===== Given material

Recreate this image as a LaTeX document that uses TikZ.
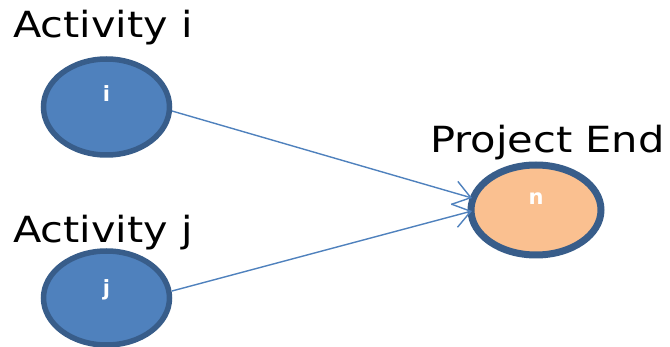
\documentclass[tikz,border=0pt]{standalone}
\usepackage{fontspec}
\setmainfont{DejaVu Sans}
\usetikzlibrary{arrows.meta}
\definecolor{nodeblue}{HTML}{4F81BD}
\definecolor{rimblue}{HTML}{385D8A}
\definecolor{endfill}{HTML}{FAC090}
\tikzset{
  actring/.style={draw=rimblue, line width=5.5pt, fill=nodeblue},
  endring/.style={draw=rimblue, line width=7pt, fill=endfill},
  caption/.style={anchor=base west, inner sep=0pt, font=\fontsize{36}{42}\selectfont},
  inner/.style={text=white, font=\fontsize{21}{24}\selectfont\bfseries},
  link/.style={draw=nodeblue, line width=1.4pt, -{Straight Barb[length=17pt,width=24pt,line width=1.4pt]}}
}
\begin{document}
\begin{tikzpicture}[x=1pt,y=-1pt]
  \useasboundingbox (0,0) rectangle (670,347);
  % activity i
  \path[actring] (106.5,107) ellipse [x radius=63, y radius=48];
  \node[inner] (li) at (106.5,94) {i};
  \coordinate (ci) at (172,111);
  % activity j
  \path[actring] (106.5,298) ellipse [x radius=63, y radius=47];
  \node[inner] (lj) at (106.5,290) {j};
  \coordinate (cj) at (172,291);
  % project end
  \path[endring] (536,210) ellipse [x radius=65, y radius=45];
  \node[inner] (ln) at (536,199) {n};
  \coordinate (cn1) at (472,198);
  \coordinate (cn2) at (472,211);
  % captions
  \node[caption] (ti) at (13,37.5) {\scalebox{1.15}[1]{Activity i}};
  \node[caption] (tj) at (13,242.5) {\scalebox{1.15}[1]{Activity j}};
  \node[caption] (tn) at (430,152.5) {\scalebox{1.155}[1]{Project End}};
  % connectors
  \draw[link] (ci) -- (cn1);
  \draw[link] (cj) -- (cn2);
\end{tikzpicture}
\end{document}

==========

Work to do.
Write the listing above out again exactly, dropping each image.

Task result.
Recreate this image as a LaTeX document that uses TikZ.
\documentclass[tikz,border=0pt]{standalone}
\usepackage{fontspec}
\setmainfont{DejaVu Sans}
\usetikzlibrary{arrows.meta}
\definecolor{nodeblue}{HTML}{4F81BD}
\definecolor{rimblue}{HTML}{385D8A}
\definecolor{endfill}{HTML}{FAC090}
\tikzset{
  actring/.style={draw=rimblue, line width=5.5pt, fill=nodeblue},
  endring/.style={draw=rimblue, line width=7pt, fill=endfill},
  caption/.style={anchor=base west, inner sep=0pt, font=\fontsize{36}{42}\selectfont},
  inner/.style={text=white, font=\fontsize{21}{24}\selectfont\bfseries},
  link/.style={draw=nodeblue, line width=1.4pt, -{Straight Barb[length=17pt,width=24pt,line width=1.4pt]}}
}
\begin{document}
\begin{tikzpicture}[x=1pt,y=-1pt]
  \useasboundingbox (0,0) rectangle (670,347);
  % activity i
  \path[actring] (106.5,107) ellipse [x radius=63, y radius=48];
  \node[inner] (li) at (106.5,94) {i};
  \coordinate (ci) at (172,111);
  % activity j
  \path[actring] (106.5,298) ellipse [x radius=63, y radius=47];
  \node[inner] (lj) at (106.5,290) {j};
  \coordinate (cj) at (172,291);
  % project end
  \path[endring] (536,210) ellipse [x radius=65, y radius=45];
  \node[inner] (ln) at (536,199) {n};
  \coordinate (cn1) at (472,198);
  \coordinate (cn2) at (472,211);
  % captions
  \node[caption] (ti) at (13,37.5) {\scalebox{1.15}[1]{Activity i}};
  \node[caption] (tj) at (13,242.5) {\scalebox{1.15}[1]{Activity j}};
  \node[caption] (tn) at (430,152.5) {\scalebox{1.155}[1]{Project End}};
  % connectors
  \draw[link] (ci) -- (cn1);
  \draw[link] (cj) -- (cn2);
\end{tikzpicture}
\end{document}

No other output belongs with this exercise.